▸ **RECORDED DATA**:
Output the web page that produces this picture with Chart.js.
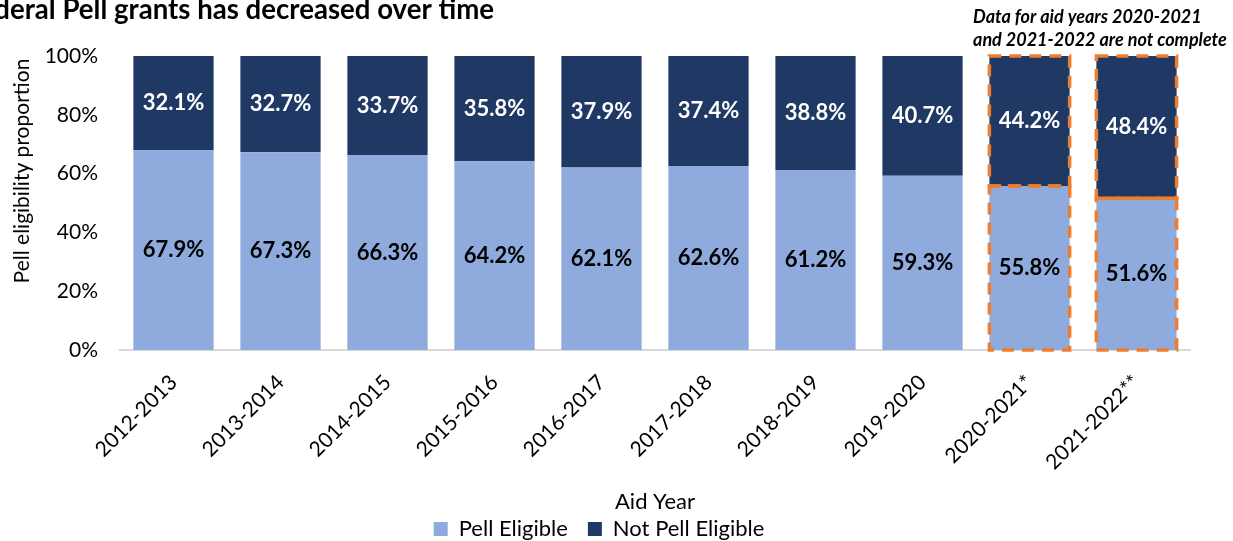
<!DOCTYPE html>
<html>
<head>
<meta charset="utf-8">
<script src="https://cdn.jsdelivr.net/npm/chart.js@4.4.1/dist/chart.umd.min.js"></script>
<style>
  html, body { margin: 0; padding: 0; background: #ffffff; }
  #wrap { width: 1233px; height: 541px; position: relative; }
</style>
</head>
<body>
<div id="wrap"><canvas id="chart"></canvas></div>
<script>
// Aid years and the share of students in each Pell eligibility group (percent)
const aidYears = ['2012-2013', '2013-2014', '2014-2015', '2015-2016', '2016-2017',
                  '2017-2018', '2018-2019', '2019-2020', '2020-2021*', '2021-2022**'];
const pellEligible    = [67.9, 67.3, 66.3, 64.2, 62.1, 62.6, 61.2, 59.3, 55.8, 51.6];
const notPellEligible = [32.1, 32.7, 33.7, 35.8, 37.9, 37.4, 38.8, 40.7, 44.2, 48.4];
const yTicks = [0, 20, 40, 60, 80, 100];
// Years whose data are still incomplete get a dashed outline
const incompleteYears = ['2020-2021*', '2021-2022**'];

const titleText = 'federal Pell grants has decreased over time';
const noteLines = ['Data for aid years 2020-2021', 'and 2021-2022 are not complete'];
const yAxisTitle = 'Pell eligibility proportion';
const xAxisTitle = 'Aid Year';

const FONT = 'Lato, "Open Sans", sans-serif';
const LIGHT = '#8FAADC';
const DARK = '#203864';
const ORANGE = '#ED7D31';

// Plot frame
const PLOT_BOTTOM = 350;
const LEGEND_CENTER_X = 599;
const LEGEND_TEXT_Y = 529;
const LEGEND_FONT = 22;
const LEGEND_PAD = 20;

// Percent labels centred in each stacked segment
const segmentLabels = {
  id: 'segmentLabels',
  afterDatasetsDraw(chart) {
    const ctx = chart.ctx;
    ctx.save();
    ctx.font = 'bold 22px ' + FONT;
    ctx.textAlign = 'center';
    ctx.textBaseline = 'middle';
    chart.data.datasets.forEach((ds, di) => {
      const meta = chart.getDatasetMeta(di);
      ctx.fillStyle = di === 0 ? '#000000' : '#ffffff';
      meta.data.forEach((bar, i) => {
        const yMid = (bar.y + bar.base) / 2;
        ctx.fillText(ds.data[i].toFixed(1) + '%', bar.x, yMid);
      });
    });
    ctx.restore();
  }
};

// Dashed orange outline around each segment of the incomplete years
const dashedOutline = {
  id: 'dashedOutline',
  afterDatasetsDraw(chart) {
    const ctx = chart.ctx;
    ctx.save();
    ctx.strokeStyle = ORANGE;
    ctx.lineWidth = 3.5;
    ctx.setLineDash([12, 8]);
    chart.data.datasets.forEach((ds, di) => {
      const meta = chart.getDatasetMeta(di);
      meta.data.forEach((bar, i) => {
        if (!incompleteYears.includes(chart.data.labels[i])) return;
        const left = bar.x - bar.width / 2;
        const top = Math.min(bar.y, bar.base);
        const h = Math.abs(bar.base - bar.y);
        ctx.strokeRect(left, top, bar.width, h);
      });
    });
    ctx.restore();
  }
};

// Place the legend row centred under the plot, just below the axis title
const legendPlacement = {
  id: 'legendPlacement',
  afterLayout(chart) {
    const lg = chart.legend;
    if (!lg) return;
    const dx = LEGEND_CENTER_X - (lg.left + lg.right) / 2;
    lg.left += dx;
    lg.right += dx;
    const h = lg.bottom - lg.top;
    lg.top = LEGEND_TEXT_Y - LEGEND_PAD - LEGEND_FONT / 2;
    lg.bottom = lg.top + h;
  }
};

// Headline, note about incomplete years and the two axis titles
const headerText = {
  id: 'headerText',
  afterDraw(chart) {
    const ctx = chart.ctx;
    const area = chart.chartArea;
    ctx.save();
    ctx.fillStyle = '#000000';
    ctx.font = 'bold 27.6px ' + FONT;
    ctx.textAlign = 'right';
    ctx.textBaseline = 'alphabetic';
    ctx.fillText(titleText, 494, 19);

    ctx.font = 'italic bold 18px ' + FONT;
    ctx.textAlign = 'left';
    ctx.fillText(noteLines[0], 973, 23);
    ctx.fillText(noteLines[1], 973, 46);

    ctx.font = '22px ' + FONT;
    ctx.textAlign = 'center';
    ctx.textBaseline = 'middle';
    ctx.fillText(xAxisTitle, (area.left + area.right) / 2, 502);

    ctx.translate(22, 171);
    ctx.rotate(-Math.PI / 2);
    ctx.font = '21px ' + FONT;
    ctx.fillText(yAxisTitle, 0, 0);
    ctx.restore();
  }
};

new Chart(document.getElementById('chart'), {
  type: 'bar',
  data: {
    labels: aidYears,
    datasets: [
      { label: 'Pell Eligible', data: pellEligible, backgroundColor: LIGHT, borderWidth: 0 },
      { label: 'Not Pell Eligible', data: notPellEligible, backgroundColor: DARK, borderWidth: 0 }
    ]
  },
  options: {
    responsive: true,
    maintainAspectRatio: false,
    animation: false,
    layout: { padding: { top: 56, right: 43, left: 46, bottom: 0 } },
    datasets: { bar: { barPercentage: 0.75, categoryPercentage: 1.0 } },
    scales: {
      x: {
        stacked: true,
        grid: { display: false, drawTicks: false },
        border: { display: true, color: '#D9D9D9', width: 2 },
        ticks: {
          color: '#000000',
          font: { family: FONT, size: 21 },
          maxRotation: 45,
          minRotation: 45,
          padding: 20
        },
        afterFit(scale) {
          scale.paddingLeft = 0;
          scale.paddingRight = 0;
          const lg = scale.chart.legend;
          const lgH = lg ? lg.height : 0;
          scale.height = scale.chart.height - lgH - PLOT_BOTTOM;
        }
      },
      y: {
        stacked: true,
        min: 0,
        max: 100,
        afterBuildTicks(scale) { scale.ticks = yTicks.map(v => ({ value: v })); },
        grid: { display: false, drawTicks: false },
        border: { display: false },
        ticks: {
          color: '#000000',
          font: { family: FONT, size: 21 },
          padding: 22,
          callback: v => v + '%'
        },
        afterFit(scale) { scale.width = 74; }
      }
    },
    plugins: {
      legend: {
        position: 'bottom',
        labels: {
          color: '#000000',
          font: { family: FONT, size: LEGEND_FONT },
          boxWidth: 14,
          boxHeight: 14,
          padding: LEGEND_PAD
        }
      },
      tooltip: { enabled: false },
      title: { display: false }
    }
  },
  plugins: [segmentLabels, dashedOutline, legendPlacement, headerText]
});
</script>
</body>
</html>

▸ **STATED EXERCISE**: Repeat, word for word and with no pictures, only the lines running from the beginning of the data to the line that contains "const LEGEND_PAD = 20;".

▸ **EXPECTED OUTPUT**:
Output the web page that produces this picture with Chart.js.
<!DOCTYPE html>
<html>
<head>
<meta charset="utf-8">
<script src="https://cdn.jsdelivr.net/npm/chart.js@4.4.1/dist/chart.umd.min.js"></script>
<style>
  html, body { margin: 0; padding: 0; background: #ffffff; }
  #wrap { width: 1233px; height: 541px; position: relative; }
</style>
</head>
<body>
<div id="wrap"><canvas id="chart"></canvas></div>
<script>
// Aid years and the share of students in each Pell eligibility group (percent)
const aidYears = ['2012-2013', '2013-2014', '2014-2015', '2015-2016', '2016-2017',
                  '2017-2018', '2018-2019', '2019-2020', '2020-2021*', '2021-2022**'];
const pellEligible    = [67.9, 67.3, 66.3, 64.2, 62.1, 62.6, 61.2, 59.3, 55.8, 51.6];
const notPellEligible = [32.1, 32.7, 33.7, 35.8, 37.9, 37.4, 38.8, 40.7, 44.2, 48.4];
const yTicks = [0, 20, 40, 60, 80, 100];
// Years whose data are still incomplete get a dashed outline
const incompleteYears = ['2020-2021*', '2021-2022**'];

const titleText = 'federal Pell grants has decreased over time';
const noteLines = ['Data for aid years 2020-2021', 'and 2021-2022 are not complete'];
const yAxisTitle = 'Pell eligibility proportion';
const xAxisTitle = 'Aid Year';

const FONT = 'Lato, "Open Sans", sans-serif';
const LIGHT = '#8FAADC';
const DARK = '#203864';
const ORANGE = '#ED7D31';

// Plot frame
const PLOT_BOTTOM = 350;
const LEGEND_CENTER_X = 599;
const LEGEND_TEXT_Y = 529;
const LEGEND_FONT = 22;
const LEGEND_PAD = 20;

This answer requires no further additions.